*RAW DATA:*

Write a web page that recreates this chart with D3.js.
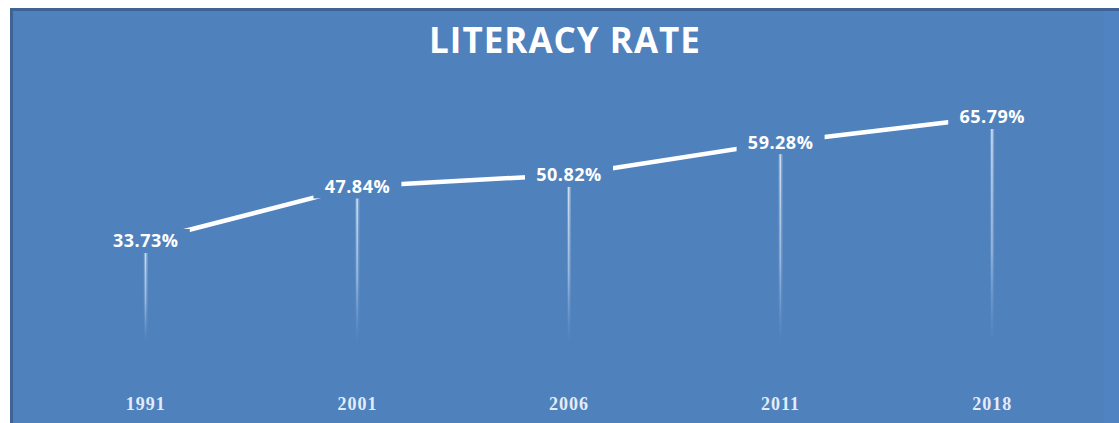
<html>
    <head>
        <meta charset="utf-8" />
        <script src="https://d3js.org/d3.v7.min.js"></script>
        <style>
            body { margin: 0; background: #ffffff; }
            #chart { display: block; }
        </style>
    </head>
    <body>
        <svg id="chart" width="1119" height="423"></svg>
        <script>
            // data
            let years = ["1991", "2001", "2006", "2011", "2018"]
            let rates = [33.73, 47.84, 50.82, 59.28, 65.79]
            let title = "LITERACY RATE"

            let width = 1119
            let height = 423
            let bg = "#4f81bd"
            let sans = "'Open Sans', 'DejaVu Sans', sans-serif"

            let svg = d3.select("#chart")

            // panel
            svg.append("rect").attr("x", 10).attr("y", 8).attr("width", width - 10).attr("height", height - 8)
                .attr("fill", bg)
            svg.append("rect").attr("x", 10).attr("y", 8).attr("width", width - 10).attr("height", 3)
                .attr("fill", "#3d6494")
            svg.append("rect").attr("x", 10).attr("y", 8).attr("width", 3).attr("height", height - 8)
                .attr("fill", "#3d6494")
            svg.append("rect").attr("x", 1104).attr("y", 11).attr("width", 15).attr("height", height - 11)
                .attr("fill", "#5086c4").attr("opacity", 0.6)

            svg.append("text")
                .attr("x", 565).attr("y", 53)
                .attr("text-anchor", "middle")
                .attr("fill", "#ffffff")
                .attr("font-family", sans)
                .attr("font-size", 35)
                .attr("font-weight", "bold")
                .attr("letter-spacing", 1)
                .text(title)

            let x = d3.scaleBand().domain(years).range([40, 1098])
            let y = d3.scaleLinear().domain([0, 70]).range([371.5, 100.7])
            let cx = d => x(d) + x.bandwidth() / 2

            let pts = years.map((d, i) => ({year: d, value: rates[i]}))

            // drop lines with fading gradient
            let defs = svg.append("defs")
            let grad = defs.append("linearGradient").attr("id", "drop")
                .attr("x1", 0).attr("y1", 0).attr("x2", 0).attr("y2", 1)
            grad.append("stop").attr("offset", "0%").attr("stop-color", "#dbe7f5").attr("stop-opacity", 0.95)
            grad.append("stop").attr("offset", "60%").attr("stop-color", "#bcd2ee").attr("stop-opacity", 0.6)
            grad.append("stop").attr("offset", "100%").attr("stop-color", "#8fb1e0").attr("stop-opacity", 0)

            svg.selectAll("rect.halo").data(pts).enter()
                .append("rect")
                .attr("class", "halo")
                .attr("x", d => cx(d.year) - 2)
                .attr("y", d => y(d.value))
                .attr("width", 4)
                .attr("height", d => y(0) - 30 - y(d.value))
                .attr("fill", "url(#drop)")
                .attr("opacity", 0.35)
            svg.selectAll("rect.drop").data(pts).enter()
                .append("rect")
                .attr("class", "drop")
                .attr("x", d => cx(d.year) - 1)
                .attr("y", d => y(d.value))
                .attr("width", 1.5)
                .attr("height", d => y(0) - 30 - y(d.value))
                .attr("fill", "url(#drop)")

            // line
            let line = d3.line().x(d => cx(d.year)).y(d => y(d.value))
            svg.append("path")
                .datum(pts)
                .attr("d", line)
                .attr("fill", "none")
                .attr("stroke", "#ffffff")
                .attr("stroke-width", 4.5)
                .attr("stroke-linecap", "round")

            // data labels with panel-coloured boxes
            let lab = svg.selectAll("g.lab").data(pts).enter()
                .append("g").attr("class", "lab")
                .attr("transform", d => `translate(${cx(d.year)},${y(d.value)})`)
            lab.append("rect")
                .attr("x", -44).attr("y", -12).attr("width", 88).attr("height", 24)
                .attr("fill", bg)
            lab.append("text")
                .attr("text-anchor", "middle")
                .attr("dy", "0.36em")
                .attr("fill", "#ffffff")
                .attr("font-family", sans)
                .attr("font-size", 18)
                .attr("font-weight", "bold")
                .attr("letter-spacing", 0.5)
                .text(d => d.value.toFixed(2) + "%")

            // category axis labels
            svg.selectAll("text.year").data(years).enter()
                .append("text")
                .attr("class", "year")
                .attr("x", d => cx(d))
                .attr("y", 410)
                .attr("text-anchor", "middle")
                .attr("fill", "#e3ecf8")
                .attr("font-size", 18)
                .attr("font-weight", "bold")
                .attr("font-family", "'Liberation Serif', 'DejaVu Serif', serif")
                .attr("letter-spacing", 1)
                .text(d => d)
        </script>
    </body>
</html>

*AIM OF THE TASK:* Repeat the data exactly, excluding the pictures.

*PROBLEM SOLUTION:*
Write a web page that recreates this chart with D3.js.
<html>
    <head>
        <meta charset="utf-8" />
        <script src="https://d3js.org/d3.v7.min.js"></script>
        <style>
            body { margin: 0; background: #ffffff; }
            #chart { display: block; }
        </style>
    </head>
    <body>
        <svg id="chart" width="1119" height="423"></svg>
        <script>
            // data
            let years = ["1991", "2001", "2006", "2011", "2018"]
            let rates = [33.73, 47.84, 50.82, 59.28, 65.79]
            let title = "LITERACY RATE"

            let width = 1119
            let height = 423
            let bg = "#4f81bd"
            let sans = "'Open Sans', 'DejaVu Sans', sans-serif"

            let svg = d3.select("#chart")

            // panel
            svg.append("rect").attr("x", 10).attr("y", 8).attr("width", width - 10).attr("height", height - 8)
                .attr("fill", bg)
            svg.append("rect").attr("x", 10).attr("y", 8).attr("width", width - 10).attr("height", 3)
                .attr("fill", "#3d6494")
            svg.append("rect").attr("x", 10).attr("y", 8).attr("width", 3).attr("height", height - 8)
                .attr("fill", "#3d6494")
            svg.append("rect").attr("x", 1104).attr("y", 11).attr("width", 15).attr("height", height - 11)
                .attr("fill", "#5086c4").attr("opacity", 0.6)

            svg.append("text")
                .attr("x", 565).attr("y", 53)
                .attr("text-anchor", "middle")
                .attr("fill", "#ffffff")
                .attr("font-family", sans)
                .attr("font-size", 35)
                .attr("font-weight", "bold")
                .attr("letter-spacing", 1)
                .text(title)

            let x = d3.scaleBand().domain(years).range([40, 1098])
            let y = d3.scaleLinear().domain([0, 70]).range([371.5, 100.7])
            let cx = d => x(d) + x.bandwidth() / 2

            let pts = years.map((d, i) => ({year: d, value: rates[i]}))

            // drop lines with fading gradient
            let defs = svg.append("defs")
            let grad = defs.append("linearGradient").attr("id", "drop")
                .attr("x1", 0).attr("y1", 0).attr("x2", 0).attr("y2", 1)
            grad.append("stop").attr("offset", "0%").attr("stop-color", "#dbe7f5").attr("stop-opacity", 0.95)
            grad.append("stop").attr("offset", "60%").attr("stop-color", "#bcd2ee").attr("stop-opacity", 0.6)
            grad.append("stop").attr("offset", "100%").attr("stop-color", "#8fb1e0").attr("stop-opacity", 0)

            svg.selectAll("rect.halo").data(pts).enter()
                .append("rect")
                .attr("class", "halo")
                .attr("x", d => cx(d.year) - 2)
                .attr("y", d => y(d.value))
                .attr("width", 4)
                .attr("height", d => y(0) - 30 - y(d.value))
                .attr("fill", "url(#drop)")
                .attr("opacity", 0.35)
            svg.selectAll("rect.drop").data(pts).enter()
                .append("rect")
                .attr("class", "drop")
                .attr("x", d => cx(d.year) - 1)
                .attr("y", d => y(d.value))
                .attr("width", 1.5)
                .attr("height", d => y(0) - 30 - y(d.value))
                .attr("fill", "url(#drop)")

            // line
            let line = d3.line().x(d => cx(d.year)).y(d => y(d.value))
            svg.append("path")
                .datum(pts)
                .attr("d", line)
                .attr("fill", "none")
                .attr("stroke", "#ffffff")
                .attr("stroke-width", 4.5)
                .attr("stroke-linecap", "round")

            // data labels with panel-coloured boxes
            let lab = svg.selectAll("g.lab").data(pts).enter()
                .append("g").attr("class", "lab")
                .attr("transform", d => `translate(${cx(d.year)},${y(d.value)})`)
            lab.append("rect")
                .attr("x", -44).attr("y", -12).attr("width", 88).attr("height", 24)
                .attr("fill", bg)
            lab.append("text")
                .attr("text-anchor", "middle")
                .attr("dy", "0.36em")
                .attr("fill", "#ffffff")
                .attr("font-family", sans)
                .attr("font-size", 18)
                .attr("font-weight", "bold")
                .attr("letter-spacing", 0.5)
                .text(d => d.value.toFixed(2) + "%")

            // category axis labels
            svg.selectAll("text.year").data(years).enter()
                .append("text")
                .attr("class", "year")
                .attr("x", d => cx(d))
                .attr("y", 410)
                .attr("text-anchor", "middle")
                .attr("fill", "#e3ecf8")
                .attr("font-size", 18)
                .attr("font-weight", "bold")
                .attr("font-family", "'Liberation Serif', 'DejaVu Serif', serif")
                .attr("letter-spacing", 1)
                .text(d => d)
        </script>
    </body>
</html>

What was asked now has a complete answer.